His front door opens onto the face of the dune. It rises sharply upward, arching its back like the tracks of a roller coaster and cresting just above the roof from where it bears down on the old man like a yellow giant.


A wave of sand has crashed into his neighbor's home, swallowing the front door, forcing the family to use the back entrance. In the most buried towns, families go in and out of their windows. Snow ploughs crisscross the national highway, pushing the sand to the shoulder to make way for passing cars.


While hurricanes and tornadoes plague America and snowstorms periodically bury Europe, encroaching sand is the natural disaster shared by the band of nations lying across the Sahara, not just Mauritania, but Mali, Niger and the southern edges of Libya, Algeria and Egypt.


Although the people of the desert have long battled the dunes, global climate change has made the sand more unpredictable.


Surface temperatures have risen by 0.7 degrees Celsius over the last century which has resulted in a decrease in rainfall, said Patrick Gonzalez, a climate scientist on the U.N.'s Intergovernmental Panel on Climate Change. A fifth less falls today than it did in the 1950s.


Without water, there is no moisture to keep the sand in clumps. It moves freely, dissipating in a yellow mist.


"It's a vicious cycle, brought on by the changes in our climate and worsened by the actions of mankind," said Moustapha Ould Mohamed, who heads the National Research Center on Desertification.


Although it is now illegal to cut much of the vegetation, desert dwellers refuse to live without some plants -- for example a shrub called "alfa," commonly used by masons as roof insulation. Those living here say that at night in spite of the ban on the cutting of the shrub, they often see the silhouettes of loaded donkeys tiptoeing into town, their gait uneven under the weight of desert plant.


In a 109-page national action plan written by the Ministry of the Environment last year, the Mauritanian government proposed a series of measures from the creation of a green belt around threatened cities to projects meant to stabilize the dunes by planting sticks in formations designed to halt the flow of sand.


Although the proposed plan was commissioned by the government, it's so far received no funding in Mauritania's current budget. It's an omission that underscores the country's inability to grasp the threat, said Mounkaila Goumandakoye, the acting director of the U.N. Development Program's Drylands Development Center.


"What's happening in Mauritania is dramatic," he said. "Politicians are used to doing things to improve their country's GDP. They haven't yet understood the link between the advance of the dunes and their economic health."

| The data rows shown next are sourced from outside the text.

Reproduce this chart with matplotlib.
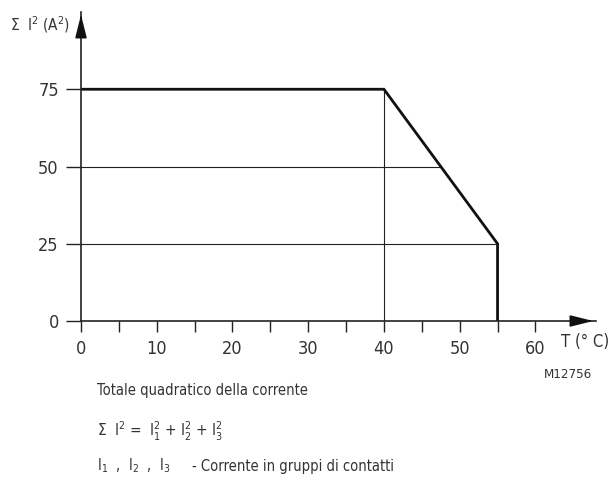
import matplotlib.pyplot as plt
from matplotlib import font_manager

# prefer a condensed face, like the original drawing
cond = [f for f in font_manager.fontManager.ttflist
        if 'Condensed' in f.fname or 'Narrow' in f.fname]
fam = cond[0].name if cond else 'DejaVu Sans'
stretch = cond[0].stretch if cond else 'normal'
plt.rcParams['font.family'] = [fam, 'DejaVu Sans']
plt.rcParams['font.stretch'] = stretch
plt.rcParams['mathtext.fontset'] = 'custom'
plt.rcParams['mathtext.rm'] = fam
plt.rcParams['mathtext.it'] = fam
plt.rcParams['text.color'] = '#333333'

# derating curve
curve_t = [0, 40, 55, 55]
curve_i2 = [75, 75, 25, 0]
grid_levels = [25, 50]
grid_ends = [55, 47.5]
x_major = [0, 10, 20, 30, 40, 50, 60]
x_minor = [5, 15, 25, 35, 45, 55]
y_ticks = [0, 25, 50, 75]

fig = plt.figure(figsize=(6.13, 4.78), dpi=100)
ax = fig.add_axes([81/613, 157/478, 515/613, 309/478])
ax.set_xlim(0, 68)
ax.set_ylim(0, 100)
for s in ['top', 'right']:
    ax.spines[s].set_visible(False)
for s in ['left', 'bottom']:
    ax.spines[s].set_linewidth(1.2)
    ax.spines[s].set_color('#222222')

# arrows
ax.annotate('', xy=(1.0, 0), xytext=(0.98, 0), xycoords='axes fraction',
            arrowprops=dict(arrowstyle='-|>,head_length=1.4,head_width=0.35', color='#111111', lw=1.2))
ax.annotate('', xy=(0, 1.0), xytext=(0, 0.97), xycoords='axes fraction',
            arrowprops=dict(arrowstyle='-|>,head_length=1.4,head_width=0.35', color='#111111', lw=1.2))

for lv, end in zip(grid_levels, grid_ends):
    ax.plot([0, end], [lv, lv], color='#222222', lw=0.8)
ax.plot([40, 40], [0, 75], color='#222222', lw=0.8)
ax.plot(curve_t, curve_i2, color='#111111', lw=2.0, solid_joinstyle='miter')

ax.set_xticks(x_major)
ax.set_xticks(x_minor, minor=True)
ax.set_yticks(y_ticks)
ax.tick_params(axis='x', which='both', length=8, width=1, direction='out', labelsize=13, pad=6,
               color='#222222', labelcolor='#333333')
ax.tick_params(axis='y', length=11, width=1, direction='out', labelsize=13, pad=5,
               color='#222222', labelcolor='#333333')

fig.text(10/613, 1 - 25/478, r'$\Sigma$  I$^2$ (A$^2$)', fontsize=11, va='center', ha='left')
fig.text(609/613, 1 - 342/478, 'T (° C)', fontsize=12, va='center', ha='right')
fig.text(592/613, 1 - 375/478, 'M12756', fontsize=9.5, va='center', ha='right')
fig.text(97/613, 1 - 390/478, 'Totale quadratico della corrente', fontsize=10.5, va='center', ha='left')
fig.text(97/613, 1 - 431/478, r'$\Sigma$  I$^2$ =  I$_1^2$ + I$_2^2$ + I$_3^2$', fontsize=11, va='center', ha='left')
fig.text(97/613, 1 - 466/478, r'I$_1$  ,  I$_2$  ,  I$_3$', fontsize=10.5, va='center', ha='left')
fig.text(192/613, 1 - 466/478, '- Corrente in gruppi di contatti', fontsize=10.5, va='center', ha='left')

fig.savefig('out.png', dpi=100)
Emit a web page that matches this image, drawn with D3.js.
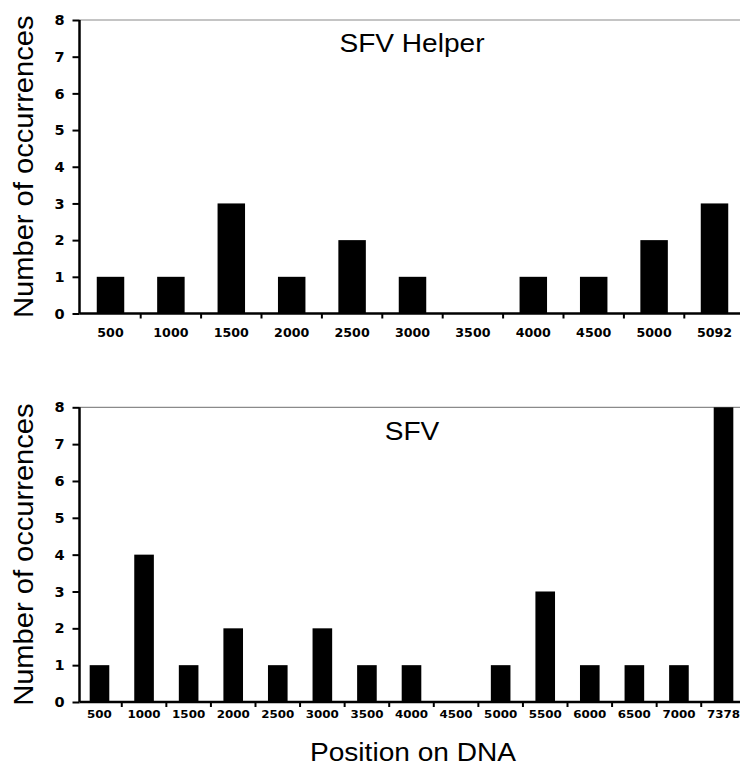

In the arid interior of the country, where the dunes undulate like the surface of the sea, that link is all too obvious.


Palm trees, which bear dates, are the backbone of the desert economy and like real estate, they grow in value over time as the tree matures, producing fuller dates. But cones of sand now surround some of the oldest palms. Once the cone reaches the height of the fronds, the palm tree slowly suffocates.


Chinguetti used to have 29 kilometers (18 miles) of date-bearing palms. "Now, not even 2 hectares (5 acres) remain," said the town's Mayor Mohamed Ould Amara, adding that over 300 out of around 1,000 homes in Chinguetti have been abandoned.


Among the palms that are still standing are a dozen or so owned by Magaya. He's running out of goats to sell to pay the workers who free his door each time the wind blows. He takes comfort in knowing that if need be, he can still sell his palms to finance his old age at the foot of a yellow-colored dune.


He also takes comfort in the fate he knows awaits him, whether or not the dune gets to him first.


"When I die, I'll be put in a coffin and that coffin will be buried in the sand," he said. "So I can't be upset. Either way, I'll end up in the dirt."